#### [Problem description]
Can the data below be echoed back word for word?
[START Dataset section]
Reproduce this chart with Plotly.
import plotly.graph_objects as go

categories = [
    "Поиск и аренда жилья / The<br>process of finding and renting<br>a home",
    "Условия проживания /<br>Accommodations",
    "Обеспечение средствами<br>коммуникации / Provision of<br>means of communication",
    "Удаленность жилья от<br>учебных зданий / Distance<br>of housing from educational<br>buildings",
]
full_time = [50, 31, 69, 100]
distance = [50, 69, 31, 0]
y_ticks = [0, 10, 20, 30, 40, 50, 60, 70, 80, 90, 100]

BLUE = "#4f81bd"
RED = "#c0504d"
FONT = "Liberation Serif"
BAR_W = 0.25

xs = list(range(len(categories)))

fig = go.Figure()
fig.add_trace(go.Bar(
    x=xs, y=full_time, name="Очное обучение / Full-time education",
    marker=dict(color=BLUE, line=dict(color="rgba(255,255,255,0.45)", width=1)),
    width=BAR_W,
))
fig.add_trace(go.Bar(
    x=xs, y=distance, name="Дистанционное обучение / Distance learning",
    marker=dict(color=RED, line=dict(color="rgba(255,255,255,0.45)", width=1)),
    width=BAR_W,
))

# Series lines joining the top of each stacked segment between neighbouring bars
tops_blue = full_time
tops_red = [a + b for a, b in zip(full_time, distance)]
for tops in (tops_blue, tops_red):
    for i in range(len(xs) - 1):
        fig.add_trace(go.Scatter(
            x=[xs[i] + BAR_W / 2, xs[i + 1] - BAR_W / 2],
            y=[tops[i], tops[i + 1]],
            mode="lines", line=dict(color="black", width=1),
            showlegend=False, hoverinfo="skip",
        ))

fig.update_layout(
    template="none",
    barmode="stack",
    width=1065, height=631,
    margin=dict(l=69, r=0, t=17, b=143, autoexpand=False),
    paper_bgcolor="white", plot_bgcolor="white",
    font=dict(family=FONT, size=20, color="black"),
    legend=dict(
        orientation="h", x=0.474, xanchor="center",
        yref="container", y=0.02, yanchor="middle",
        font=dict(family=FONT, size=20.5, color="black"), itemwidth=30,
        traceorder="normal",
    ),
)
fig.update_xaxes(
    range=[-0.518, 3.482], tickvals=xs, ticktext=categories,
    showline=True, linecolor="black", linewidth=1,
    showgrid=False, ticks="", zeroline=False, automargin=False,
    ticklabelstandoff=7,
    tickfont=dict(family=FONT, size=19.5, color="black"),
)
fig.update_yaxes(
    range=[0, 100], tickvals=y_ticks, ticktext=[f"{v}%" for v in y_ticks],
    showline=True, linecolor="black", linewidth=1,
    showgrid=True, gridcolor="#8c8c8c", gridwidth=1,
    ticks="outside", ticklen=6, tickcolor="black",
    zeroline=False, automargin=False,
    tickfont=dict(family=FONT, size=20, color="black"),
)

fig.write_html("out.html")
[END Dataset section]
#### [Solution to the problem]
Reproduce this chart with Plotly.
import plotly.graph_objects as go

categories = [
    "Поиск и аренда жилья / The<br>process of finding and renting<br>a home",
    "Условия проживания /<br>Accommodations",
    "Обеспечение средствами<br>коммуникации / Provision of<br>means of communication",
    "Удаленность жилья от<br>учебных зданий / Distance<br>of housing from educational<br>buildings",
]
full_time = [50, 31, 69, 100]
distance = [50, 69, 31, 0]
y_ticks = [0, 10, 20, 30, 40, 50, 60, 70, 80, 90, 100]

BLUE = "#4f81bd"
RED = "#c0504d"
FONT = "Liberation Serif"
BAR_W = 0.25

xs = list(range(len(categories)))

fig = go.Figure()
fig.add_trace(go.Bar(
    x=xs, y=full_time, name="Очное обучение / Full-time education",
    marker=dict(color=BLUE, line=dict(color="rgba(255,255,255,0.45)", width=1)),
    width=BAR_W,
))
fig.add_trace(go.Bar(
    x=xs, y=distance, name="Дистанционное обучение / Distance learning",
    marker=dict(color=RED, line=dict(color="rgba(255,255,255,0.45)", width=1)),
    width=BAR_W,
))

# Series lines joining the top of each stacked segment between neighbouring bars
tops_blue = full_time
tops_red = [a + b for a, b in zip(full_time, distance)]
for tops in (tops_blue, tops_red):
    for i in range(len(xs) - 1):
        fig.add_trace(go.Scatter(
            x=[xs[i] + BAR_W / 2, xs[i + 1] - BAR_W / 2],
            y=[tops[i], tops[i + 1]],
            mode="lines", line=dict(color="black", width=1),
            showlegend=False, hoverinfo="skip",
        ))

fig.update_layout(
    template="none",
    barmode="stack",
    width=1065, height=631,
    margin=dict(l=69, r=0, t=17, b=143, autoexpand=False),
    paper_bgcolor="white", plot_bgcolor="white",
    font=dict(family=FONT, size=20, color="black"),
    legend=dict(
        orientation="h", x=0.474, xanchor="center",
        yref="container", y=0.02, yanchor="middle",
        font=dict(family=FONT, size=20.5, color="black"), itemwidth=30,
        traceorder="normal",
    ),
)
fig.update_xaxes(
    range=[-0.518, 3.482], tickvals=xs, ticktext=categories,
    showline=True, linecolor="black", linewidth=1,
    showgrid=False, ticks="", zeroline=False, automargin=False,
    ticklabelstandoff=7,
    tickfont=dict(family=FONT, size=19.5, color="black"),
)
fig.update_yaxes(
    range=[0, 100], tickvals=y_ticks, ticktext=[f"{v}%" for v in y_ticks],
    showline=True, linecolor="black", linewidth=1,
    showgrid=True, gridcolor="#8c8c8c", gridwidth=1,
    ticks="outside", ticklen=6, tickcolor="black",
    zeroline=False, automargin=False,
    tickfont=dict(family=FONT, size=20, color="black"),
)

fig.write_html("out.html")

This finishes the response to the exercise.